# dropdown bed/hymer s class owners



## citroennut (May 16, 2005)

hi all,

wondering what the strut strength is for hymer s740, 820 will probably be the same or any s series '01. replaced them with 2000 newton as previous but bed drops if you go over a bump or put bedding on it  

cheers
simon


----------



## Batch (Dec 2, 2005)

The later versions have a seat belt fixing to hold it in place when travelling.


----------



## carol (May 9, 2005)

*Re: dropdown bed*



citroennut said:


> hi all,
> 
> wondering what the strut strength is for hymer s740, 820 will probably be the same or any s series '01. replaced them with 2000 newton as previous but bed drops if you go over a bump or put bedding on it
> 
> ...


Simon I must be thick this morning, as I am not sure what you are asking. We had a 1990 Hymer which had two seat belt sort of fastenings, and no problem with getting bed up or down, it was relatively easy to do, and smooth. Our Starline 640 we just sold had a problem with the gas struts in that they gave out - or one did and we had to have them replaced. Now until they started to leak we had no problems, it was easy to get bed up and down, no bumps or anything, and it was held by only one seat belt type fastening in the middle. Yes over really bad speed humps etc., they would have a certain amount of movement but not much.... and you could of course tighten the seat belt fastening as well.

Does it help.... not sure

Carol


----------



## davesport (Nov 12, 2006)

Morning Simon.

As carol's reply I'm not sure what the question is ?

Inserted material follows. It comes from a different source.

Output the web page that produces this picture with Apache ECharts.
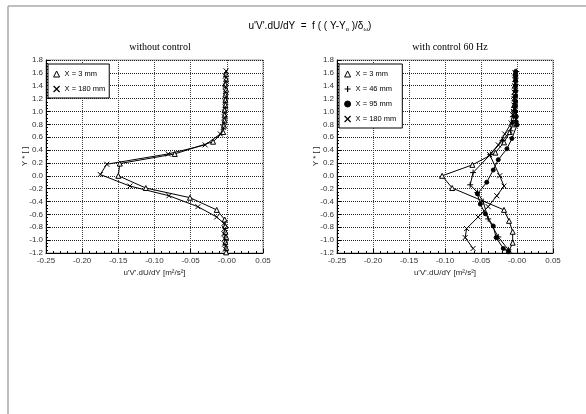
<!DOCTYPE html>
<html><head><meta charset="utf-8">
<script src="https://cdn.jsdelivr.net/npm/echarts@6/dist/echarts.min.js"></script>
<style>html,body{margin:0;padding:0;background:#fff}#c{width:586px;height:414px}</style>
</head><body><div id="c"></div>
<script>
// ---- tick labels ----
const xTickLabels = ['-0.25','-0.20','-0.15','-0.10','-0.05','-0.00','0.05'];
const yTickLabels = ['-1.2','-1.0','-0.8','-0.6','-0.4','-0.2','0.0','0.2','0.4','0.6','0.8','1.0','1.2','1.4','1.6','1.8'];

// ---- left panel: without control ----
const L3_y  = [1.58,1.50,1.42,1.34,1.26,1.18,1.10,1.02,0.94,0.86,0.78,0.68,0.53,0.34,0.19,0.00,-0.19,-0.34,-0.53,-0.68,-0.78,-0.87,-0.95,-1.03,-1.12,-1.19];
const L3_x  = [-0.001,-0.001,-0.002,-0.001,-0.002,-0.002,-0.002,-0.003,-0.003,-0.003,-0.004,-0.005,-0.019,-0.072,-0.148,-0.150,-0.112,-0.051,-0.014,-0.003,-0.002,-0.002,-0.001,-0.002,-0.001,-0.001];
const L180_y = [1.63,1.55,1.47,1.39,1.31,1.23,1.15,1.07,0.99,0.91,0.83,0.75,0.65,0.48,0.34,0.18,0.02,-0.16,-0.31,-0.48,-0.64,-0.74,-0.82,-0.90,-0.98,-1.06,-1.14];
const L180_x = [-0.001,-0.002,-0.001,-0.002,-0.002,-0.001,-0.002,-0.002,-0.003,-0.003,-0.004,-0.005,-0.009,-0.030,-0.081,-0.166,-0.175,-0.134,-0.080,-0.040,-0.014,-0.004,-0.003,-0.004,-0.003,-0.003,-0.002];

// ---- right panel: with control 60 Hz ----
const R3_y  = [1.60,1.50,1.40,1.30,1.20,1.10,1.00,0.90,0.80,0.68,0.52,0.36,0.17,0.00,-0.19,-0.53,-0.70,-0.87,-1.04,-1.17];
const R3_x  = [-0.002,-0.002,-0.003,-0.003,-0.003,-0.004,-0.004,-0.005,-0.006,-0.010,-0.018,-0.030,-0.062,-0.104,-0.090,-0.018,-0.011,-0.006,-0.006,-0.011];
const R46_y = [1.62,1.52,1.42,1.32,1.22,1.12,1.02,0.92,0.82,0.70,0.55,0.33,0.05,-0.14,-0.26,-0.40,-0.67,-0.95,-1.15];
const R46_x = [-0.001,-0.002,-0.002,-0.002,-0.003,-0.003,-0.004,-0.005,-0.006,-0.009,-0.020,-0.037,-0.061,-0.065,-0.055,-0.047,-0.040,-0.026,-0.012];
const R95_y = [1.62,1.55,1.48,1.40,1.32,1.24,1.16,1.08,1.00,0.92,0.84,0.79,0.58,0.42,0.25,0.09,-0.10,-0.28,-0.44,-0.59,-0.78,-0.96,-1.13,-1.18];
const R95_x = [-0.002,-0.002,-0.002,-0.002,-0.002,-0.002,-0.002,-0.002,-0.002,-0.001,-0.001,0.000,-0.007,-0.014,-0.026,-0.033,-0.042,-0.055,-0.051,-0.044,-0.033,-0.029,-0.019,-0.012];
const R180_y = [1.60,1.50,1.40,1.30,1.20,1.10,1.00,0.95,0.82,0.65,0.48,0.33,0.00,-0.16,-0.31,-0.48,-0.64,-0.82,-0.96,-1.13];
const R180_x = [-0.003,-0.003,-0.003,-0.004,-0.004,-0.004,-0.005,-0.006,-0.008,-0.017,-0.026,-0.038,-0.024,-0.018,-0.028,-0.040,-0.054,-0.070,-0.072,-0.061];

const zip = (xs, ys) => xs.map((x, i) => [x, ys[i]]);

const SYM_TRI = 'triangle';
const SYM_CROSS = 'path://M0,0L10,10M10,0L0,10';
const SYM_PLUS = 'path://M5,0L5,10M0,5L10,5';

const FONT = 'Liberation Sans, Arial, sans-serif';

function xAxis(gi) {
  return {
    gridIndex: gi, type: 'value', min: -0.25, max: 0.05, interval: 0.05,
    name: "u'V'.dU/dY [m²/s²]", nameLocation: 'middle', nameGap: 16, nameMoveOverlap: false,
    nameTextStyle: { fontFamily: FONT, fontSize: 8, color: '#222' },
    axisLine: { show: true, onZero: false, lineStyle: { color: '#000', width: 1 } },
    axisTick: { show: true, inside: true, length: 4, lineStyle: { color: '#000' } },
    minorTick: { show: true, splitNumber: 5, length: 2, lineStyle: { color: '#000' } },
    axisLabel: { fontFamily: FONT, fontSize: 8, color: '#333', margin: 4,
      formatter: v => xTickLabels[Math.round((v + 0.25) / 0.05)] },
    splitLine: { show: true, lineStyle: { color: '#444', type: [1, 1], width: 1 } }
  };
}
function yAxis(gi) {
  return {
    gridIndex: gi, type: 'value', min: -1.2, max: 1.8, interval: 0.2,
    name: 'Y * [ ]', nameLocation: 'middle', nameGap: 17, nameRotate: 90, nameMoveOverlap: false,
    nameTextStyle: { fontFamily: FONT, fontSize: 8, color: '#222' },
    axisLine: { show: true, onZero: false, lineStyle: { color: '#000', width: 1 } },
    axisTick: { show: true, inside: true, length: 4, lineStyle: { color: '#000' } },
    minorTick: { show: true, splitNumber: 4, length: 2, lineStyle: { color: '#000' } },
    axisLabel: { fontFamily: FONT, fontSize: 8, color: '#333', margin: 3,
      formatter: v => yTickLabels[Math.round((v + 1.2) / 0.2)] },
    splitLine: { show: true, lineStyle: { color: '#222', type: [1, 1], width: 1 } }
  };
}
function series(name, gi, data, symbol, size, fill) {
  return {
    name, type: 'line', xAxisIndex: gi, yAxisIndex: gi, data,
    symbol, symbolSize: size, showSymbol: true,
    lineStyle: { color: '#000', width: 1 },
    itemStyle: { color: fill, borderColor: '#000', borderWidth: 1 },
    emphasis: { disabled: true }, animation: false, z: 3
  };
}
const legendBase = {
  orient: 'vertical', itemWidth: 6, itemHeight: 6, itemGap: 7,
  borderColor: '#000', borderWidth: 1, backgroundColor: '#fff',
  padding: [6, 4, 5, 5],
  textStyle: { fontFamily: FONT, fontSize: 7.5, color: '#000' }, selectedMode: false
};

const chart = echarts.init(document.getElementById('c'), null, { renderer: 'canvas' });
chart.setOption({
  backgroundColor: '#fff',
  animation: false,
  title: [
    { text: "u'V'.dU/dY  =  f ( ( Y-Y{s|o} )/δ{s|ω})", left: 305, top: 15, textAlign: 'center',
      textStyle: { fontFamily: FONT, fontSize: 10, fontWeight: 'normal', color: '#000',
        rich: { s: { fontSize: 6, verticalAlign: 'bottom', padding: [6, 0, 0, 0], fontFamily: FONT } } } },
    { text: 'without control', left: 155, top: 37, textAlign: 'center',
      textStyle: { fontFamily: 'Liberation Serif, Times New Roman, serif', fontSize: 10, fontWeight: 'normal', color: '#000' } },
    { text: 'with control 60 Hz', left: 445, top: 37, textAlign: 'center',
      textStyle: { fontFamily: 'Liberation Serif, Times New Roman, serif', fontSize: 10, fontWeight: 'normal', color: '#000' } }
  ],
  grid: [
    { left: 46, top: 60, width: 217, height: 193, show: true, borderColor: '#999', borderWidth: 1, backgroundColor: 'transparent' },
    { left: 337, top: 60, width: 216, height: 193, show: true, borderColor: '#999', borderWidth: 1, backgroundColor: 'transparent' }
  ],
  xAxis: [xAxis(0), xAxis(1)],
  yAxis: [yAxis(0), yAxis(1)],
  legend: [
    Object.assign({}, legendBase, { left: 48, top: 64,
      data: [
        { name: 'X = 3 mm', icon: SYM_TRI, itemStyle: { color: '#fff', borderColor: '#000', borderWidth: 1 } },
        { name: 'X = 180 mm', icon: SYM_CROSS, itemStyle: { color: '#fff', borderColor: '#000', borderWidth: 1.2 } }
      ] }),
    Object.assign({}, legendBase, { left: 339, top: 64,
      data: [
        { name: 'X = 3 mm ', icon: SYM_TRI, itemStyle: { color: '#fff', borderColor: '#000', borderWidth: 1 } },
        { name: 'X = 46 mm', icon: SYM_PLUS, itemStyle: { color: '#fff', borderColor: '#000', borderWidth: 1.2 } },
        { name: 'X = 95 mm', icon: 'circle', itemStyle: { color: '#000', borderColor: '#000', borderWidth: 1 } },
        { name: 'X = 180 mm ', icon: SYM_CROSS, itemStyle: { color: '#fff', borderColor: '#000', borderWidth: 1.2 } }
      ] })
  ],
  series: [
    series('X = 3 mm', 0, zip(L3_x, L3_y), SYM_TRI, 5, '#fff'),
    series('X = 180 mm', 0, zip(L180_x, L180_y), SYM_CROSS, 5, '#fff'),
    series('X = 3 mm ', 1, zip(R3_x, R3_y), SYM_TRI, 5, '#fff'),
    series('X = 46 mm', 1, zip(R46_x, R46_y), SYM_PLUS, 6, '#fff'),
    series('X = 95 mm', 1, zip(R95_x, R95_y), 'circle', 4, '#000'),
    series('X = 180 mm ', 1, zip(R180_x, R180_y), SYM_CROSS, 5, '#fff')
  ],
  graphic: [
    { type: 'line', shape: { x1: 8, y1: 6, x2: 586, y2: 6 }, style: { stroke: '#aaa', lineWidth: 1.5 }, silent: true },
    { type: 'line', shape: { x1: 8, y1: 6, x2: 8, y2: 414 }, style: { stroke: '#aaa', lineWidth: 1.5 }, silent: true }
  ]
});
</script></body></html>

I've got a drop-down bed in my 644. The bed on mine doesn't require the solitary seat belt fixing to hold the bed up. The spring counterbalance mechanism is capable on its own. This is regardless of the bedding which is always in place or of the road conditions. However we use the buckle as "belt & braces"

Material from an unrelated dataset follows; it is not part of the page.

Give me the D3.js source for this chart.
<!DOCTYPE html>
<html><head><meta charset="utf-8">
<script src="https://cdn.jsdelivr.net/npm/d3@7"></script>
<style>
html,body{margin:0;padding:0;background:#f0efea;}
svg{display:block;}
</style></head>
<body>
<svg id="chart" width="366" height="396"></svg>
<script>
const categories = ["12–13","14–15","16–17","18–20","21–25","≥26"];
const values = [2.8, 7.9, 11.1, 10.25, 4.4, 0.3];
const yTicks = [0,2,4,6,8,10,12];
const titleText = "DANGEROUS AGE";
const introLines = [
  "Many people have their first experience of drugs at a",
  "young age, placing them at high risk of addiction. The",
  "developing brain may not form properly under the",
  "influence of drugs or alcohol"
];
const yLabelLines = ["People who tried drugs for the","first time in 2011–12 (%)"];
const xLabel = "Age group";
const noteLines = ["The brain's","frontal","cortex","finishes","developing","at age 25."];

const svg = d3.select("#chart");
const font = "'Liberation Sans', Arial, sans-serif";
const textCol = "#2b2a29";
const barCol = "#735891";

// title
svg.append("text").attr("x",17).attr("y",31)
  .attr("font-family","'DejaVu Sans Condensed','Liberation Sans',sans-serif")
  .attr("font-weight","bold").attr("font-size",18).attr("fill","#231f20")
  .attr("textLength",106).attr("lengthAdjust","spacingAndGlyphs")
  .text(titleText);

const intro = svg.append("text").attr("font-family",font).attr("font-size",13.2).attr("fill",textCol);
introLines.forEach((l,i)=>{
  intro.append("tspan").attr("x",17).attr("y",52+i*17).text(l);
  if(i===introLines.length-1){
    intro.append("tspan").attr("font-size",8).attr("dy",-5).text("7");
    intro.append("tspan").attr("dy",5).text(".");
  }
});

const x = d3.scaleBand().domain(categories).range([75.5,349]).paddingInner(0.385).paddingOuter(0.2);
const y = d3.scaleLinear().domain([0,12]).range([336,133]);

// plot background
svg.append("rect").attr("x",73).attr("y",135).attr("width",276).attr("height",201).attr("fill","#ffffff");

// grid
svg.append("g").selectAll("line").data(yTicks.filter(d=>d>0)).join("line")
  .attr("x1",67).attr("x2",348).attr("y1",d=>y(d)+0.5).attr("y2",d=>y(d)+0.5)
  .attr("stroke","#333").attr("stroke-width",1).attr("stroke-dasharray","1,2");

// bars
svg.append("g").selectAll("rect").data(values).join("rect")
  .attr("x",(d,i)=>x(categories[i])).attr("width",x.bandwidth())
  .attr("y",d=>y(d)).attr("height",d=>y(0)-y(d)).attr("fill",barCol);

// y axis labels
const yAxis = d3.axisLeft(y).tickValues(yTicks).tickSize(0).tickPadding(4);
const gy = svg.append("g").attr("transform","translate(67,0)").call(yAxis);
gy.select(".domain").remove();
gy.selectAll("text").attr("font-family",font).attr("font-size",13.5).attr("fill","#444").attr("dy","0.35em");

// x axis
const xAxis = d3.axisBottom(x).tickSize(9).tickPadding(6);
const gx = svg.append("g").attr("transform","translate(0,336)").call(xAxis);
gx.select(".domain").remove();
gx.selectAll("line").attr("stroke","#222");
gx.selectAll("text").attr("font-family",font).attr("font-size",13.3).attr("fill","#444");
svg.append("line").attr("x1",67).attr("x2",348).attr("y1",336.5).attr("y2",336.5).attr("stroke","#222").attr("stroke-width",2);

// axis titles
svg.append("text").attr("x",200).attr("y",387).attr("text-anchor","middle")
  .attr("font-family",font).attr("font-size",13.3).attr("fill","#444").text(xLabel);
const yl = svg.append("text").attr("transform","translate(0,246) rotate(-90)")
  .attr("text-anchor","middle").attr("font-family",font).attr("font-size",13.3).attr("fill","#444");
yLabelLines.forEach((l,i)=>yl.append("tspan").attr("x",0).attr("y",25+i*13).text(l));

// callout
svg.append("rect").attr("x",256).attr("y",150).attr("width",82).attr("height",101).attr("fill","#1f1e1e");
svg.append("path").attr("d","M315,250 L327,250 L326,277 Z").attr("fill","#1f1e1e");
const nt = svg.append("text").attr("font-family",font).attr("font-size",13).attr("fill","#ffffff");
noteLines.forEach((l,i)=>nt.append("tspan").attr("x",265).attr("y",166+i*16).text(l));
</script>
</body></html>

I don't know if your mechanism is the same as mine but it sounds like the springs have lost a bit of thier tension.

D.


----------



## citroennut (May 16, 2005)

hi all and thanks,

when purchased, the 'van came wih two pieces of timber to help hold the bed up as previous owner said it kept coming down. i presumed that the struts were weak and needed replacing so ordered two from fluid power - great service btw. the bed goes up and down easily and stays there if no bedding on it and also if buckle connected. if the buckle is not connected and you drive along the road then the bed works its way down which on the 680 it doesn't do. when there is bedding on the bed it won't stay up without the buckle and the buckle attatchment onto the wood is secure but the wood seems to flex quite a bit  i was hoping a fellow s class owner could check the power in the struts to confirm mine are strong enough. apparently there is quite a difference between b class and s class beds, according to hambilton engineering anyway  and upon examination of the two this seems to be the case
sorry about first post not being clear-rattled it off quickly before bed.
cheers
simon


----------